Snowboard History

Shr-Edit: The A to Z of Snowboard Films


Lookin’ sexy. Photo: Didier Lafond

It was Tim Warwood and Adam Gendle of Lockdown Productions who hit the nail on the head when they called their 2006 movie Showoffs. To sit down and watch the snowboard films of the past two decades is to browse through the history of riding fashion.

It all started with the neon, 80s look favoured by Regis Roland and Damien Sanders, and progressed through to the early 90s grunge phase – when earthy colours, lumberjack shirts and baggy pants with black knee and arse-patches were in. The whole point was to look as unlike a skier as possible, see? Then people gradually started realising that you got more shots in magazines if you didn’t blend in with the rocks and trees, so brighter outerwear crept back in.
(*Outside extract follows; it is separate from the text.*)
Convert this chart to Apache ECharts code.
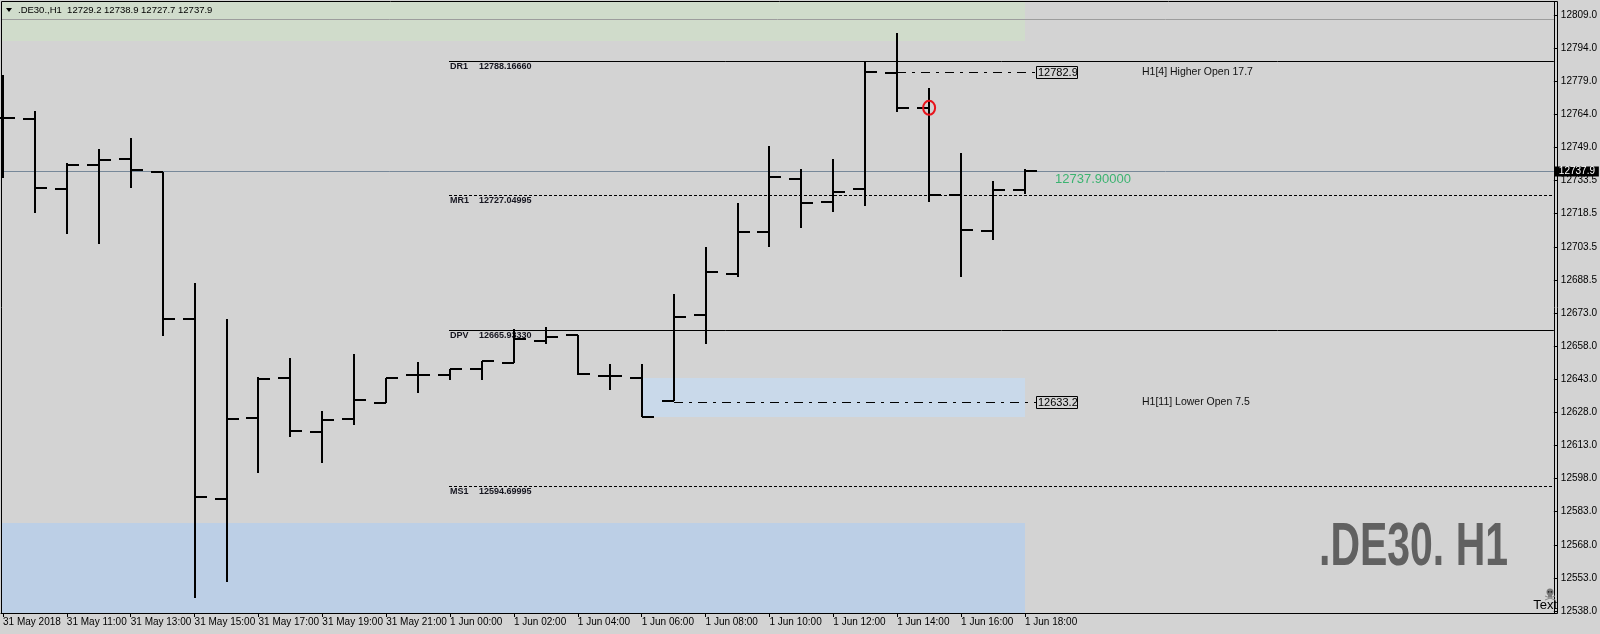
<!DOCTYPE html>
<html><head><meta charset="utf-8">
<script src="https://cdn.jsdelivr.net/npm/echarts@6/dist/echarts.min.js"></script>
<style>html,body{margin:0;padding:0;background:#d3d3d3;}#c{width:1600px;height:634px;}</style>
</head><body><div id="c"></div>
<script>
// ---- data ----
const symbol = '.DE30.,H1';
const watermark = '.DE30. H1';
const timeLabels = ['31 May 2018','31 May 11:00','31 May 13:00','31 May 15:00','31 May 17:00','31 May 19:00','31 May 21:00','1 Jun 00:00','1 Jun 02:00','1 Jun 04:00','1 Jun 06:00','1 Jun 08:00','1 Jun 10:00','1 Jun 12:00','1 Jun 14:00','1 Jun 16:00','1 Jun 18:00'];
const priceLabels = ['12538.0','12553.0','12568.0','12583.0','12598.0','12613.0','12628.0','12643.0','12658.0','12673.0','12688.5','12703.5','12718.5','12733.5','12749.0','12764.0','12779.0','12794.0','12809.0'];
const opens  = [12762.0,12761.7,12730.0,12740.8,12743.7,12737.7,12670.9,12588.9,12625.7,12644.1,12619.4,12625.4,12632.6,12645.3,12645.3,12648.0,12650.9,12660.9,12663.6,12644.8,12644.1,12633.5,12672.7,12691.2,12710.5,12734.6,12724.1,12729.9,12782.6,12766.8,12727.1,12710.8,12729.2];
const highs  = [12781.7,12765.3,12741.6,12748.1,12753.1,12737.7,12687.1,12670.8,12644.5,12652.9,12628.8,12654.7,12644.1,12651.1,12648.0,12651.8,12666.4,12667.2,12663.6,12650.1,12650.1,12682.1,12703.4,12723.4,12749.4,12739.1,12743.4,12788.2,12800.7,12775.7,12746.1,12733.5,12738.9];
const lows   = [12734.7,12719.1,12709.5,12705.0,12730.5,12663.2,12543.9,12551.0,12600.6,12617.0,12605.4,12622.4,12632.6,12637.0,12642.9,12642.9,12650.9,12659.4,12645.2,12638.4,12626.3,12633.5,12659.3,12689.7,12703.4,12712.0,12719.5,12722.3,12765.0,12724.1,12690.0,12706.8,12727.7];
const closes = [12762.2,12730.5,12740.8,12743.2,12738.6,12670.9,12590.0,12625.4,12643.6,12619.8,12624.8,12634.1,12644.1,12645.3,12648.0,12651.8,12661.8,12662.7,12645.6,12644.8,12626.3,12671.7,12692.1,12710.5,12735.4,12723.5,12728.6,12783.1,12766.8,12727.1,12711.2,12729.4,12737.9];
const pivotNames  = ['DR1','MR1','DPV','MS1'];
const pivotValues = [12788.16660,12727.04995,12665.93330,12594.69995];
const pivotStartBar = 14;
const zoneStart = [-1, -1, 20];
const zoneEnd   = [32, 32, 32];
const zoneLow   = [12797.4, 12400.0, 12626.3];
const zoneHigh  = [12900.0, 12578.2, 12644.1];
const levelStart  = [28, 21];
const levelPrices = [12782.9, 12633.2];
const levelNotes  = ['H1[4] Higher Open 17.7', 'H1[11] Lower Open 7.5'];
const lastPrice = 12737.9;
const dayHighLine = 12807.0;
const markedBar = 29;
const markedPrice = 12766.8;

// ---- layout / styles ----
const FONT = '"Liberation Sans", Arial, sans-serif';
const yMin = 12537.09, yMax = 12814.91;
const tickStep = (12809 - 12538) / (priceLabels.length - 1);
const yTickVals = priceLabels.map((_, k) => 12538 + k * tickStep);
const xTickVals = timeLabels.map((_, k) => 2 * k);
const zoneColors = ['#d0dccb', '#bccfe6', '#c9d9ea'];
const last = opens.length - 1;

function measure(font, text){const c=document.createElement('canvas').getContext('2d');c.font=font;return c.measureText(text).width;}
const wmFont = 'bold 61px "Liberation Sans Narrow", "Liberation Sans", sans-serif';
const wmScale = 189 / measure(wmFont, watermark);

const chart = echarts.init(document.getElementById('c'), null, {renderer:'canvas'});

const option = {
  backgroundColor: '#d3d3d3',
  animation: false,
  grid: {left: 1, top: 2, right: 43, bottom: 21, show: false},
  xAxis: {
    type: 'value', min: -0.0625, max: 48.5625,
    axisLine: {show: true, onZero: false, lineStyle: {color: '#000', width: 1}},
    axisTick: {show: true, length: 4, lineStyle: {color: '#000'}, customValues: xTickVals},
    axisLabel: {customValues: xTickVals, formatter: v => timeLabels[Math.round(v / 2)] || '',
      align: 'left', margin: 4, color: '#000', fontFamily: FONT, fontSize: 10, hideOverlap: false},
    splitLine: {show: false}
  },
  yAxis: {
    type: 'value', position: 'right', min: yMin, max: yMax,
    axisLine: {show: true, onZero: false, lineStyle: {color: '#000', width: 1}},
    axisTick: {show: true, length: 4, lineStyle: {color: '#000'}, customValues: yTickVals},
    axisLabel: {customValues: yTickVals, formatter: v => priceLabels[Math.round((v - 12538) / tickStep)] || '',
      margin: 7, color: '#000', fontFamily: FONT, fontSize: 10, hideOverlap: false},
    splitLine: {show: false}
  },
  series: [
    {
      type: 'custom', z: 1, silent: true,
      data: zoneStart.map((s, i) => [s, zoneEnd[i], zoneLow[i], zoneHigh[i]]),
      encode: {x: [0, 1], y: [2, 3]},
      renderItem(params, api) {
        const cs = params.coordSys;
        const a = api.coord([api.value(0), api.value(3)]);
        const b = api.coord([api.value(1), api.value(2)]);
        const x0 = Math.max(a[0], cs.x), x1 = Math.min(b[0], cs.x + cs.width);
        const y0 = Math.max(a[1], cs.y), y1 = Math.min(b[1], cs.y + cs.height);
        return {type: 'rect', shape: {x: Math.round(x0), y: Math.round(y0), width: Math.round(x1 - x0), height: Math.round(y1 - y0)},
          style: {fill: zoneColors[params.dataIndex]}};
      }
    },
    {
      type: 'custom', z: 2, silent: true,
      data: [[0, dayHighLine], [0, lastPrice]],
      encode: {y: 1},
      renderItem(params, api) {
        const cs = params.coordSys;
        const y = Math.round(api.coord([0, api.value(1)])[1]) + 0.5;
        return {type: 'line', shape: {x1: cs.x, y1: y, x2: cs.x + cs.width, y2: y},
          style: {stroke: params.dataIndex === 0 ? '#9d9d9d' : '#778899', lineWidth: 1}};
      }
    },
    {
      type: 'custom', z: 3, silent: true,
      data: pivotValues.map((v, i) => [pivotStartBar, v]),
      encode: {x: 0, y: 1},
      renderItem(params, api) {
        const cs = params.coordSys;
        const p = api.coord([api.value(0), api.value(1)]);
        const y = Math.round(p[1]) + 0.5, x = Math.round(p[0]);
        const name = pivotNames[params.dataIndex];
        const dotted = name.charAt(0) === 'M';
        return {type: 'group', children: [
          {type: 'line', shape: {x1: x - 1, y1: y, x2: cs.x + cs.width, y2: y},
            style: {stroke: '#000', lineWidth: 1, lineDash: dotted ? [3, 2] : null}},
          {type: 'text', style: {text: name, x: x, y: y + 0.5, textAlign: 'left', textVerticalAlign: 'top',
            fill: '#15151f', font: 'bold 9px ' + FONT}},
          {type: 'text', style: {text: api.value(1).toFixed(5), x: x + 29, y: y + 0.5, textAlign: 'left', textVerticalAlign: 'top',
            fill: '#15151f', font: 'bold 9px ' + FONT}}
        ]};
      }
    },
    {
      type: 'custom', z: 4, silent: true,
      data: levelStart.map((s, i) => [s, levelPrices[i]]),
      encode: {x: 0, y: 1},
      renderItem(params, api) {
        const p = api.coord([api.value(0), api.value(1)]);
        const e = api.coord([last, api.value(1)]);
        const y = Math.round(p[1]) + 0.5;
        const bx = Math.round(e[0]) + 11;
        return {type: 'group', children: [
          {type: 'line', shape: {x1: Math.round(p[0]), y1: y, x2: bx, y2: y},
            style: {stroke: '#000', lineWidth: 1, lineDash: [9, 6, 3, 6]}},
          {type: 'rect', shape: {x: bx + 0.5, y: y - 6, width: 41, height: 12},
            style: {fill: 'rgba(0,0,0,0)', stroke: '#000', lineWidth: 1}},
          {type: 'text', style: {text: api.value(1).toFixed(1), x: bx + 2, y: y, textAlign: 'left', textVerticalAlign: 'middle',
            fill: '#000', font: '11px ' + FONT}},
          {type: 'text', style: {text: levelNotes[params.dataIndex], x: bx + 106, y: y, textAlign: 'left', textVerticalAlign: 'middle',
            fill: '#111', font: '10.5px ' + FONT}}
        ]};
      }
    },
    {
      type: 'custom', z: 10, silent: true,
      data: opens.map((o, i) => [i, o, highs[i], lows[i], closes[i]]),
      encode: {x: 0, y: [1, 2, 3, 4]},
      renderItem(params, api) {
        const i = api.value(0);
        const ph = api.coord([i, api.value(2)]), pl = api.coord([i, api.value(3)]);
        const po = api.coord([i, api.value(1)]), pc = api.coord([i, api.value(4)]);
        const X = Math.round(ph[0]);
        const st = {stroke: '#000', lineWidth: 2};
        const yo = Math.round(po[1]), yc = Math.round(pc[1]);
        return {type: 'group', children: [
          {type: 'line', shape: {x1: X, y1: Math.round(ph[1]), x2: X, y2: Math.round(pl[1])}, style: st},
          {type: 'line', shape: {x1: X - 12, y1: yo, x2: X, y2: yo}, style: st},
          {type: 'line', shape: {x1: X, y1: yc, x2: X + 12, y2: yc}, style: st}
        ]};
      }
    },
    {
      type: 'custom', z: 20, silent: true,
      data: [[markedBar, markedPrice]],
      encode: {x: 0, y: 1},
      renderItem(params, api) {
        const c = api.coord([api.value(0), api.value(1)]);
        return {type: 'ellipse', shape: {cx: c[0], cy: c[1], rx: 6, ry: 7},
          style: {fill: 'none', stroke: '#e8141c', lineWidth: 2}};
      }
    },
    {
      type: 'custom', z: 21, silent: true,
      data: [[last, lastPrice]],
      encode: {x: 0, y: 1},
      renderItem(params, api) {
        const cs = params.coordSys;
        const c = api.coord([api.value(0), api.value(1)]);
        const y = Math.round(c[1]);
        return {type: 'group', children: [
          {type: 'text', style: {text: api.value(1).toFixed(5), x: Math.round(c[0]) + 30, y: y + 2, textAlign: 'left', textVerticalAlign: 'top',
            fill: '#3cb371', font: '13px ' + FONT}},
          {type: 'rect', shape: {x: cs.x + cs.width + 1, y: y - 4.5, width: 44, height: 10}, style: {fill: '#000'}},
          {type: 'text', style: {text: api.value(1).toFixed(1), x: cs.x + cs.width + 5, y: y + 0.5, textAlign: 'left', textVerticalAlign: 'middle',
            fill: '#fff', font: '10px ' + FONT}}
        ]};
      }
    }
  ],
  graphic: [
    {type: 'polygon', z: 50, shape: {points: [[6, 8], [12, 8], [9, 12]]}, style: {fill: '#000'}},
    {type: 'text', z: 50, style: {text: symbol + '  ' + [opens[last], highs[last], lows[last], closes[last]].map(v => v.toFixed(1)).join(' '),
      x: 18, y: 10.5, textVerticalAlign: 'middle', fill: '#000', font: '9.5px ' + FONT}},
    {type: 'text', z: 50, x: 1319, y: 518, scaleX: wmScale, style: {text: watermark, x: 0, y: 0, textVerticalAlign: 'top',
      fill: '#616161', font: wmFont}},
    // small skull icon
    {type: 'circle', z: 50, shape: {cx: 1550, cy: 592, r: 3.5}, style: {fill: '#7a7a7a'}},
    {type: 'rect', z: 50, shape: {x: 1548, y: 594, width: 4, height: 3}, style: {fill: '#7a7a7a'}},
    {type: 'circle', z: 51, shape: {cx: 1548.6, cy: 591.8, r: 0.9}, style: {fill: '#222'}},
    {type: 'circle', z: 51, shape: {cx: 1551.4, cy: 591.8, r: 0.9}, style: {fill: '#222'}},
    {type: 'line', z: 50, shape: {x1: 1545, y1: 596, x2: 1555, y2: 600}, style: {stroke: '#8a8a8a', lineWidth: 1}},
    {type: 'line', z: 50, shape: {x1: 1555, y1: 596, x2: 1545, y2: 600}, style: {stroke: '#8a8a8a', lineWidth: 1}},
    {type: 'text', z: 52, style: {text: 'Text', x: 1557, y: 605, textAlign: 'right', textVerticalAlign: 'middle', fill: '#000', font: '13px ' + FONT}},
    {type: 'rect', z: 60, shape: {x: 1.5, y: 1.5, width: 1556, height: 612}, style: {fill: 'none', stroke: '#000', lineWidth: 1}}
  ]
};
chart.setOption(option);
</script></body></html>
Meanwhile, rich white kids from nice Mormon families were dressing XXXL like gangsters and sliding down handrails to rap music, before someone had the frankly terrible idea to follow the skateboarders and don skinny jeans for their urban rail assaults, sliding down handrails to a postmodern mix of rock music – a move so controversial that the snowboarding world remains split. All except Terje Haakonsen of course, who wears the same ‘relaxed fit’ trousers and tight beanies he always has. He’s the snowboarding equivalent of Jeremy Clarkson.

And where was the riding in all of this? Who cares? It’s all about knowing whether your pants should hang over the back of your high backs or be tucked inside. (Oh and for the record, current thinking has one leg out, one leg in – so you can tell if you’re riding switch.)